Pedro Figueiredo (n.1974) é um produto da oferta de ensino artístico do centro do país. Concluiu o curso profissional de Cerâmica na Escola Artística de Coimbra (ARCA, E.A.C.), a licenciatura em Escultura, a pós-graduação em Comunicação Estética e o Mestrado em Artes Plásticas na Escola Universitária das Artes de Coimbra (ARCA, E.U.A.C.). Expõe individualmente desde 2000 e a sua obra é protagonista do espaço público e integra coleções públicas e privadas das mais relevantes a nível nacional e internacional (com destaque para coleções em Espanha e Cuba). Artista premiado, as suas obras provêm de um imaginário surrealizante e surpreendem-nos tecnicamente e pelo convite à construção criativa de sonhos. A obra escultórica de Pedro Figueiredo, apesar de figurativa, afasta-se da representação do real, remetendo-nos para um universo de sentimentos ou circunstâncias onde as associações são livres. Trata-se de escultura em parte conceptual, ainda que o conceito não seja o seu foco criativo. Os seus corpos esculpidos (formalmente humanos) são prospeções de conceitos que o artista parcialmente revela através dos títulos das peças, ora quase místicos e misteriosos, ora facilmente relacionáveis com a forma que vemos. Recorrendo à simplicidade, à desproporção e à distorção, presenteia-nos com figuras exageradamente verticais ou horizontais, assentes em pés ou mãos basilares que se salientam do restante organismo devido a uma presença agigantada e algo primitiva. Os seus trabalhos são sobretudo executados em resina de poliéster, bronze e grés cerâmico. Parte de João Mendes Rosa e de um excerto de “tecido vago doutras horas”. É, aliás, do discurso de João Mendes Rosa, também diretor do Museu Regional da Guarda, que se extraem parte das palavras que servem a narrativa sobre o artista.

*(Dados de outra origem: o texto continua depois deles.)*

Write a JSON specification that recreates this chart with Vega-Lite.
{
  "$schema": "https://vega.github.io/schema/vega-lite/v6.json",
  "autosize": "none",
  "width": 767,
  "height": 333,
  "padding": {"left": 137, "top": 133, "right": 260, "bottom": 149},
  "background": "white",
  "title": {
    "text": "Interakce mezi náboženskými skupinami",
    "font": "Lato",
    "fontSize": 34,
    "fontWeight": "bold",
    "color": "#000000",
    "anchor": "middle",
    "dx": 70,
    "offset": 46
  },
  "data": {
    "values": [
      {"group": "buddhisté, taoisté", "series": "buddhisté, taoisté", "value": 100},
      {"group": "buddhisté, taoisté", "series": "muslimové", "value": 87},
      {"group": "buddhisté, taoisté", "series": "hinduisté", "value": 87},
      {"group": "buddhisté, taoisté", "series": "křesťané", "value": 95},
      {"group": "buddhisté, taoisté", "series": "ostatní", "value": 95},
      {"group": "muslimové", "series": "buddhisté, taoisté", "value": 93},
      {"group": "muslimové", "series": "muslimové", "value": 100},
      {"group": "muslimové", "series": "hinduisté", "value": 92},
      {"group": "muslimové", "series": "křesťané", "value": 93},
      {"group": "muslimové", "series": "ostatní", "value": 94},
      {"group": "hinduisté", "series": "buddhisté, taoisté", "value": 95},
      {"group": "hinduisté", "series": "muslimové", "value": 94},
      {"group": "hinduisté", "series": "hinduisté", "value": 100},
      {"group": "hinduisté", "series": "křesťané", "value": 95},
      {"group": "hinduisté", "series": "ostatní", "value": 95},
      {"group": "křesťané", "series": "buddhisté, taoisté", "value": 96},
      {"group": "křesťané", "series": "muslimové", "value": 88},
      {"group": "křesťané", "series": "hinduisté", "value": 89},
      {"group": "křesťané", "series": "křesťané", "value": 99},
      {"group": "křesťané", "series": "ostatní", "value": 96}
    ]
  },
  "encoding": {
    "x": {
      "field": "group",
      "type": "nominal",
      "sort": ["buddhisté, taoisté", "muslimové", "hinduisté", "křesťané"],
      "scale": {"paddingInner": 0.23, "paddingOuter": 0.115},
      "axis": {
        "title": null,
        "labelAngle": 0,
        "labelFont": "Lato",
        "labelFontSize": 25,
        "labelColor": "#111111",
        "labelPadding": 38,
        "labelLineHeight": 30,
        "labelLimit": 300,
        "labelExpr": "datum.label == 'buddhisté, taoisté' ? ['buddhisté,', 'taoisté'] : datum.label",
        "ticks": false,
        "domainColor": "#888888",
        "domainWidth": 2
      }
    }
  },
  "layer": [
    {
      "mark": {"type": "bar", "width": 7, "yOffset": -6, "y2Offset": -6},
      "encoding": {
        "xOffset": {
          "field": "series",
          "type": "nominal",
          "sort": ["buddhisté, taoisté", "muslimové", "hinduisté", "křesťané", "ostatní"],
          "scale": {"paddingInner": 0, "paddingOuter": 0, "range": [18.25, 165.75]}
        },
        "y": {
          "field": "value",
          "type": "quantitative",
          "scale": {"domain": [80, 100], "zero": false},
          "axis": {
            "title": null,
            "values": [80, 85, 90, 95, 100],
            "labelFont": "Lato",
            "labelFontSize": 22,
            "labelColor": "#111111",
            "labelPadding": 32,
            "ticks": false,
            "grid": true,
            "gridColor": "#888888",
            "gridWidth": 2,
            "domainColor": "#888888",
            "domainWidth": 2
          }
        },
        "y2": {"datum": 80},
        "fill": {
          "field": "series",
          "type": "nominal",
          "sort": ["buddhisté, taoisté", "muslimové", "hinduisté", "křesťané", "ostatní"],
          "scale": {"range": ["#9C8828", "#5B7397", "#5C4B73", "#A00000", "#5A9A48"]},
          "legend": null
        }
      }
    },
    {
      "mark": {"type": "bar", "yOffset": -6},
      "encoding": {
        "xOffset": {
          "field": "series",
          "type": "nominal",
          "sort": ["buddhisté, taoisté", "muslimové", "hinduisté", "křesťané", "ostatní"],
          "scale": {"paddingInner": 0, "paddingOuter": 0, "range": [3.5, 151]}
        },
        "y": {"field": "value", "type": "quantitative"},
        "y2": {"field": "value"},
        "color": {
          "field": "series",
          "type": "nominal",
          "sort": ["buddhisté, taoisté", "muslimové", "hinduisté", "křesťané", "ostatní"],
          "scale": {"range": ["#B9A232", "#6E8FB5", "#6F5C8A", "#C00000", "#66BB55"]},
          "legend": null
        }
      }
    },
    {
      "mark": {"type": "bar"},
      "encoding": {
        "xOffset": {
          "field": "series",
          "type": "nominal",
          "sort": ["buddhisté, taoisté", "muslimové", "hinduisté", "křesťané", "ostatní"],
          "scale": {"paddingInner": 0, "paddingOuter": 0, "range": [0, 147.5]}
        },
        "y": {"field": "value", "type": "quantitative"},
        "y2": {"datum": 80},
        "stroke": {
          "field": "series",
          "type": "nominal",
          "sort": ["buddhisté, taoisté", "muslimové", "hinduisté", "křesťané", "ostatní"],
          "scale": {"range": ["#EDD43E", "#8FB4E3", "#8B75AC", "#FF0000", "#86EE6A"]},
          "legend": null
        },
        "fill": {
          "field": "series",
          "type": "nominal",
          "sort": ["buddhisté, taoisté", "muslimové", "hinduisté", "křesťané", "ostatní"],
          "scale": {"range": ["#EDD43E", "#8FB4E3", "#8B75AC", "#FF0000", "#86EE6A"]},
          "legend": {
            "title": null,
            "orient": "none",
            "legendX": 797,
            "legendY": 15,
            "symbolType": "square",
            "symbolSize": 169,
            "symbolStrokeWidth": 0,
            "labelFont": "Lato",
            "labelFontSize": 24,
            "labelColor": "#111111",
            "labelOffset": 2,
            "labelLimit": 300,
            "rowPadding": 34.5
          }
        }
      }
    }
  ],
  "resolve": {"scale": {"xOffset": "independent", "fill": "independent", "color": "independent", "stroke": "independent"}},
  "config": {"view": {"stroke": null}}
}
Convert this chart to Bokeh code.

Raúl Ferreira (n.1975) é licenciado em pintura pela Faculdade de Belas-Artes da Universidade do Porto e alia a sua atividade como artista plástico ao exercício da docência. Expõe desde a década de 1990, individual e coletivamente. Na série Avesso, nas palavras do artista, revela a sua insatisfação com os limites tradicionais da pintura. Dessa insatisfação, surge um conjunto de objetos instáveis e em constante desequilíbrio, nos quais sobrevive a revelação dos métodos mais tradicionais de construção. A pintura monocromática, quase neutral, justifica-se para evidenciar o ritual do ato de construir/desconstruir. A tela é quebrada, cortada e dobrada numa encenação que procura encontrar uma outra narrativa, uma outra identidade, o seu lugar. Parte de Miguel Torga (1907-1995) e do que, também, sobreviveu de “Ignoto”. A escolha sui generis é sintomática do seu recato e perfil.

Como disse Friedrich Nietzsche (1844-1990) temos a arte para não morrer da verdade. Desta feita, os artistas e os poetas salvam-nos da crueza dos dias. As formas que ora integram esta exposição são assim casualmente poéticas pois, como se disse, as letras da poesia (e alguma prosa) somaram-se às obras dos artistas que já queríamos, que já havíamos escolhido. Com a casualidade em torno da forma poética ligamo-nos ao mundo, à cidade. Voltando a Croce e com ele concluindo: a arte é uma verdadeira síntese a priori estética, de sentimento e imagem na intuição, da qual se pode repetir que o sentimento sem a imagem é cego e a imagem sem o sentimento é vazia.8

1 ALMEIDA, Onésimo Teotónio – A Obsessão da Portugalidade. Lisboa: Quetzal Editores, 2017. Páginas 245 e 246.

2 ADORNO, Theodor W. – Teoria Estética. Lisboa: Edições 70, 2008 (2ª edição). Página 59. .

3 SARDO, Delfim – O Exercício Experimental da Liberdade: Dispositivos da arte no século XX. Lisboa: Orfeu Negro, 2017. Páginas 140 e 143.

4 CROCE, Benedetto – Breviário de Estética. Lisboa: Edições 70, 2008. Página 71.

5 ADORNO, Theodor W. – Teoria Estética. Lisboa: Edições 70, 2008 (2ª edição). Página 181.

6 BARILLI, Renato – Curso de Estética. Lisboa: Editorial Estampa, 1994. Páginas 67 e 68.

7 ADORNO, Theodor W. – Teoria Estética. Lisboa: Edições 70, 2008 (2ª edição). Páginas 57 e 58.

8 CROCE, Benedetto – Breviário de Estética. Lisboa: Edições 70, 2008. Página 38.